Click has operated that way so far, with the recent deal for reliever Pedro Baez being the biggest one he’s handed out. With the team needing a closer, he’s gone bargain shopping. They now have plenty of arms, but they don’t have anyone I’d be comfortable with in the ninth inning of a one-run game. They’re also still missing two outfielders.
We don’t know how much Jim Crane has authorized Click to spend, so it’s hard to lay the entirety of the blame at Click’s feet. Who knows, maybe Crane is trying to distance this team from the sign stealing scandal by letting as many players go as he can. He already let the franchise be MLB’s whipping boy for that mess, so it’s entirely possible he’s slowly dismantling it too.
Regardless, fans are getting tired of seeing key players leave every year. The Astros can afford to retain Correa, even though it’ll be expensive.
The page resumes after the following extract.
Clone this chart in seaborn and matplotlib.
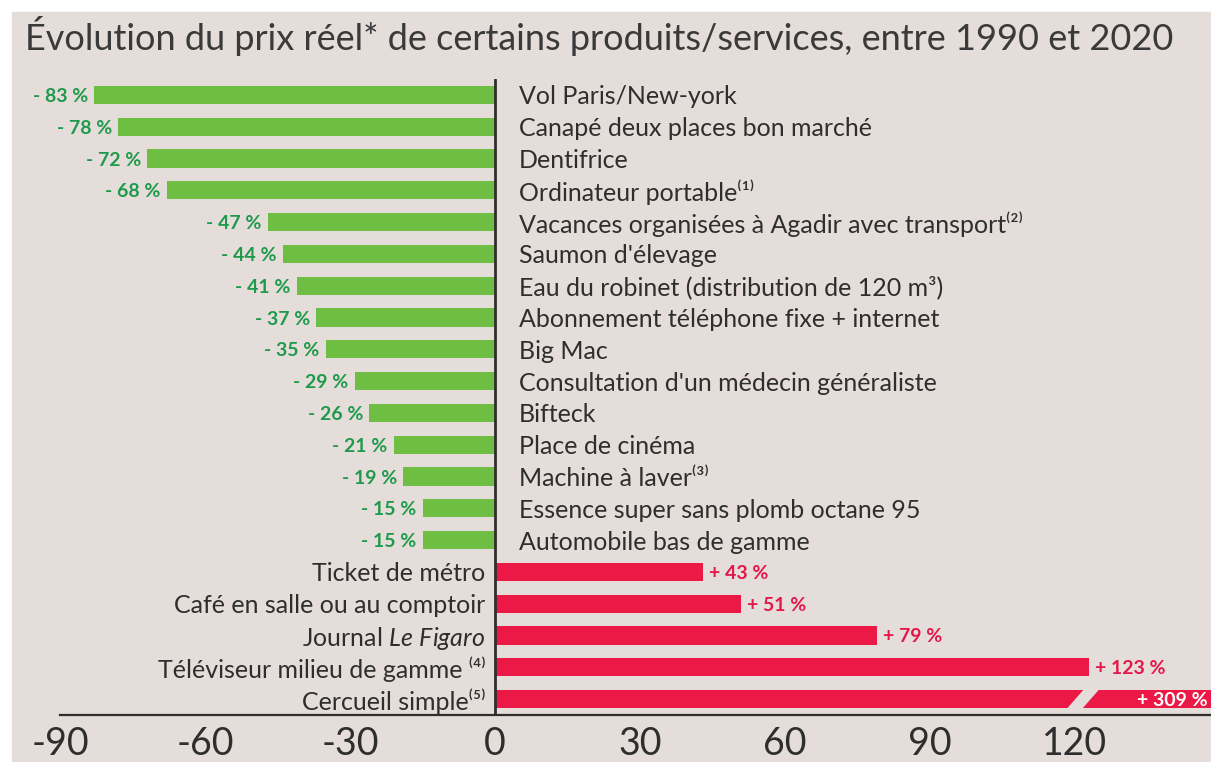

Maybe they do have an up-and-coming replacement in Nova, but at some point you’ve got to keep some of these stars. You can’t operate like the Rays and expect to sell out Minute Maid Park or retain any fan loyalty.
What’s worse, at least the Rays have the good sense to trade their players before they reach free agency. The Astros are just letting guys walk for nothing but a compensatory draft pick. It makes absolutely no sense. If you have no intention of signing your stars to contract extensions, at least trade them for a better return.
Yet the franchise seems to be trying to toe a line here. They don’t want to upset fans by trading away their favorite players, but they also don’t want to spend the money to keep them. It’s why I’m not optimistic about their chances of signing Jackie Bradley Jr. or Marcell Ozuna. They just don’t seem to have any desire to acquire or retain impact players since Click has come on board.
If Crane and Click have no plans to extend Correa and McCullers, why bother keeping them? Trade them now, and while they’re at it, they might as well trade Altuve and Bregman and start over again. If you’re going to be like the Rays, be like the Rays and do it right. Let Houston fans absorb all the bad news in one fell swoop.